To analyze the effect of intra-fraction patient shifts in frameless LINAC-based stereotactic radiosurgery (SRS) of cranial metastases and how to handle it. In detail, we investigate if the use of intra-fractional image-guidance and 6 degree-of-freedom (6D) positioning correction is necessary for single-isocenter SRS with several couch angles, especially when multiple lesions are targeted. 

Targeting accuracy is measured on a Varian TrueBeam STx linac using the BrainLab 6D-ExacTrac system. For immobilization a standard stereotactic head mask (BrainLab) was utilized.
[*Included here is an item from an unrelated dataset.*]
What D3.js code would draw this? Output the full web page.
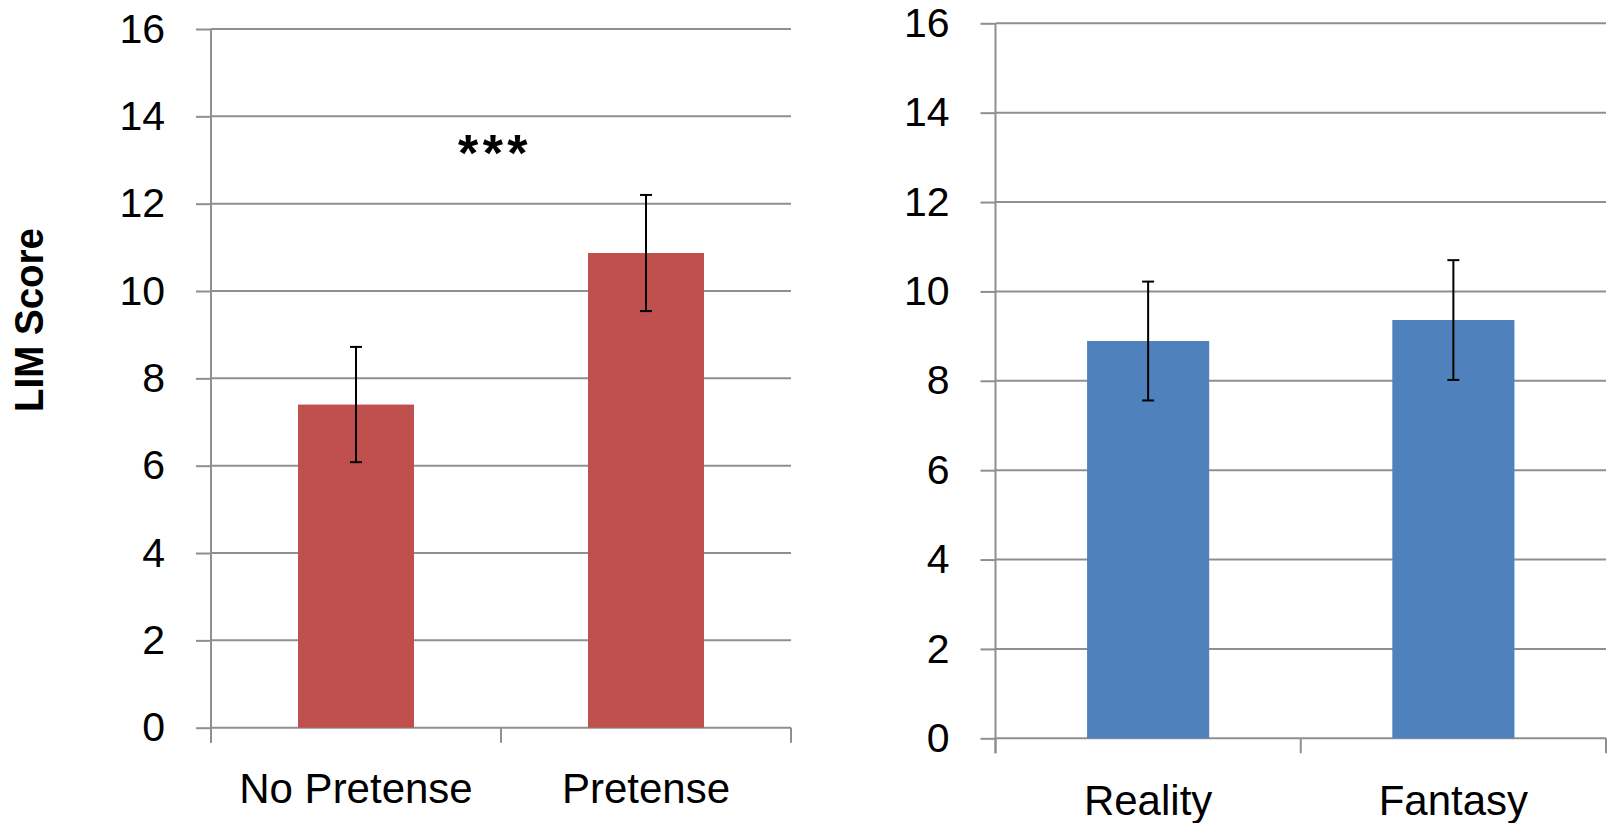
<!DOCTYPE html>
<html>
<head>
<meta charset="utf-8">
<script src="https://cdn.jsdelivr.net/npm/d3@7"></script>
<style>
  html, body { margin: 0; padding: 0; background: #fff; }
  svg { display: block; }
  text { font-family: "Liberation Sans", Arial, sans-serif; fill: #000; }
</style>
</head>
<body>
<script>
// LIM scores by condition (means with error bars)
const pretenseCategories = ["No Pretense", "Pretense"];
const pretenseMeans = [7.40, 10.87];
const pretenseErrors = [1.32, 1.33];

const contextCategories = ["Reality", "Fantasy"];
const contextMeans = [8.89, 9.36];
const contextErrors = [1.33, 1.34];

const yTicks = [0, 2, 4, 6, 8, 10, 12, 14, 16];
const yTitle = "LIM Score";
const significance = "***";

const W = 1608, H = 823;
const svg = d3.select("body").append("svg").attr("width", W).attr("height", H);

const gridColor = "#8f8f8f";

function panel(cfg) {
  const x = d3.scaleBand().domain(cfg.categories)
    .range([cfg.left, cfg.right]).paddingInner(0.6).paddingOuter(0.3);
  const y = d3.scaleLinear().domain([0, 16]).range([cfg.bottom, cfg.top]);
  const g = svg.append("g");

  // horizontal gridlines
  g.selectAll("line.grid").data(yTicks).join("line")
    .attr("x1", cfg.left).attr("x2", cfg.right)
    .attr("y1", d => y(d)).attr("y2", d => y(d))
    .attr("stroke", gridColor).attr("stroke-width", 2);

  // y axis: ticks and labels
  const yAxis = d3.axisLeft(y).tickValues(yTicks).tickSize(15).tickPadding(31);
  const ya = g.append("g").attr("transform", `translate(${cfg.left},0)`).call(yAxis);
  ya.select(".domain").remove();
  ya.selectAll(".tick line").attr("stroke", gridColor).attr("stroke-width", 2);
  ya.selectAll(".tick text").attr("font-size", 41)
    .attr("font-family", "'Liberation Sans', Arial, sans-serif").attr("fill", "#000");

  // vertical axis line
  g.append("line").attr("x1", cfg.left).attr("x2", cfg.left)
    .attr("y1", y(16)).attr("y2", cfg.bottom + 15)
    .attr("stroke", gridColor).attr("stroke-width", 2);

  // category boundary ticks under the baseline
  const bounds = [cfg.left].concat(cfg.categories.map(c => x(c) + x.bandwidth() + x.step() * 0.3));
  g.selectAll("line.xtick").data(bounds).join("line")
    .attr("x1", d => d).attr("x2", d => d)
    .attr("y1", cfg.bottom).attr("y2", cfg.bottom + 15)
    .attr("stroke", gridColor).attr("stroke-width", 2);

  // bars
  g.selectAll("rect.bar").data(cfg.means).join("rect")
    .attr("x", (d, i) => x(cfg.categories[i]))
    .attr("width", x.bandwidth())
    .attr("y", d => y(d))
    .attr("height", d => y(0) - y(d))
    .attr("fill", cfg.color);

  // error bars
  const eb = g.selectAll("g.err").data(cfg.means).join("g")
    .attr("transform", (d, i) => `translate(${x(cfg.categories[i]) + x.bandwidth() / 2},0)`);
  eb.append("line").attr("y1", (d, i) => y(d + cfg.errors[i])).attr("y2", (d, i) => y(d - cfg.errors[i]))
    .attr("stroke", "#000").attr("stroke-width", 2);
  eb.append("line").attr("x1", -6).attr("x2", 6)
    .attr("y1", (d, i) => y(d + cfg.errors[i])).attr("y2", (d, i) => y(d + cfg.errors[i]))
    .attr("stroke", "#000").attr("stroke-width", 2);
  eb.append("line").attr("x1", -6).attr("x2", 6)
    .attr("y1", (d, i) => y(d - cfg.errors[i])).attr("y2", (d, i) => y(d - cfg.errors[i]))
    .attr("stroke", "#000").attr("stroke-width", 2);

  // category labels
  g.selectAll("text.cat").data(cfg.categories).join("text")
    .attr("x", d => x(d) + x.bandwidth() / 2)
    .attr("y", cfg.labelY)
    .attr("text-anchor", "middle")
    .attr("font-size", 42)
    .text(d => d);

  return { x, y, g };
}

const left = panel({
  categories: pretenseCategories, means: pretenseMeans, errors: pretenseErrors,
  left: 211, right: 791, top: 29, bottom: 727.7, color: "#C0504D", labelY: 803
});

panel({
  categories: contextCategories, means: contextMeans, errors: contextErrors,
  left: 995.5, right: 1606, top: 23.3, bottom: 738.3, color: "#4F81BD", labelY: 815
});

// significance marker between the two pretense bars
left.g.append("text")
  .attr("x", 495).attr("y", 171)
  .attr("text-anchor", "middle")
  .attr("font-size", 52).attr("font-weight", "bold")
  .attr("letter-spacing", 4.5)
  .text(significance);

// y axis title
svg.append("text")
  .attr("transform", "translate(43,320) rotate(-90)")
  .attr("text-anchor", "middle")
  .attr("font-size", 41).attr("font-weight", "bold")
  .attr("textLength", 184).attr("lengthAdjust", "spacingAndGlyphs")
  .text(yTitle);
</script>
</body>
</html>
Intra-fractional patient shift data is obtained after each couch angle variation (couch kick) by positioning verification with a pair of stereoscopic x-ray images auto-matched to planning CT data. When measured shifts are within tolerance (0.5 mm translational and 0.5° rotational), the treatment is continued. Otherwise, 6D-corrections will be applied and additional x-ray images have to be acquired to verify whether patient position is within tolerance again. The resulting 6D-shifts measured directly after couch kick (no corrections) will be compared with the finally measured (tolerable) 6D-shifts.

121 SRS cases (85 single and 36 multiple target) with 280 couch kicks in total were evaluated. For 66.8 % of couch kicks the specified tolerances were exceeded and patient position had to be corrected.

Intra-fractional translational errors (one standard deviation [SD]) were 0.50 vs. 0.22 mm in left-right, 0.46 vs. 0.22 mm in superior-inferior, and 0.37 vs. 0.21 mm in anterior-posterior direction (see figure), with a mean three-dimensional vector of 0.71 vs. 0.33 mm [without versus with positioning readjustment after couch kick].

Furthermore, rotational errors were 0.43 vs. 0.28° in pitch, 0.37 vs. 0.25° in roll, and 0.34 vs. 0.19° in yaw rotation.

Finally, the change in dose distribution due to uncorrected 6D errors was calculated to assess the effect on target coverage.

A few single target (9 %) and almost all single-isocenter multiple target cases (91 %) would be clinically unacceptable (coverage loss >5 %) if the positioning readjustment had not been applied. The mean lesion size was 1 cc (SD 0.9 cc) and the average PTV-center to isocenter distance for multiple targets was 4.8 cm (SD 1.7 cm).

Scatter plots with mean and 95% confidence regions of translational positioning shifts for all 280 couch kicks: uncorrected (a-c) and corrected (d-f) resulting in tolerable deviations (0.5 mm, 0.5°)

We conclude that initial setup verification is not enough for frameless LINAC-based SRS and may lead to considerable positioning error due to intra-fractional patient motion and geometrical uncertainties unless this is monitored and corrected for during treatment.

Especially for single-isocenter treatments of multiple targets, the use of a 6D positioning system is highly recommended in order to minimize unfavorable off-isocenter displacements leading to insufficient coverage and treatment outcome.